= William Morice (died 1554) =

English politician

William Morice (c. 1500 – 17 January 1554) was an English politician.

He was a Member (MP) of the Parliament of England for Downton in 1547, West Looe in March 1553 and Liskeard in October 1553. He was married by 1539 to Anne, sister of Edward Isaac of Well, Kent.

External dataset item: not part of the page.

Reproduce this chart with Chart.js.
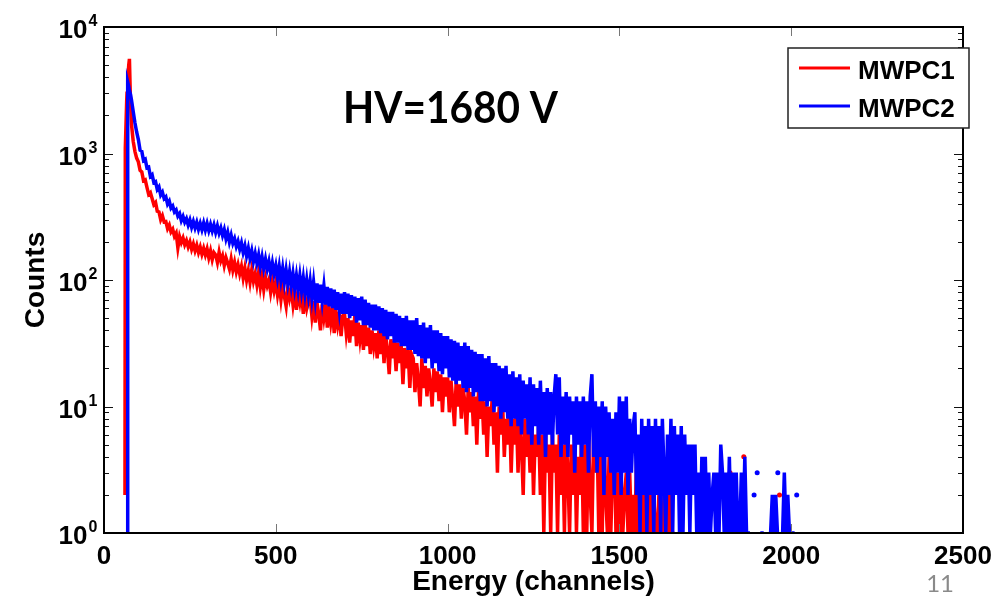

Marion Colthorpe, in Women at Court: Royal Household identifies Anne Isaac, daughter of Mr. Isaac and Margery Wroth (d.1540), as the Mrs. Morice or Morris who was Mother of the Maids in the household of Elizabeth I from January 1559 until 1560/1. And whose husband was William Morice of Chipping Ongar, Essex and London, Gentleman Usher from 1533 until his death in 1552/4. They had two sons and one daughter. Their son James (1539–1597), like his father, was a Member of Parliament. William Morice and his brother-in-law Edward Isaac of Well, Kent, were active in promoting the New Religion. Morice left all his goods to his wife. According to the History of Parliament entry for Morice, the Privy Council ordered an examination of Anne Morice and the inhabitants of Ongar on 7 June 1554 “that without authority of their own heads attempted lately to pluck down the church walls there.”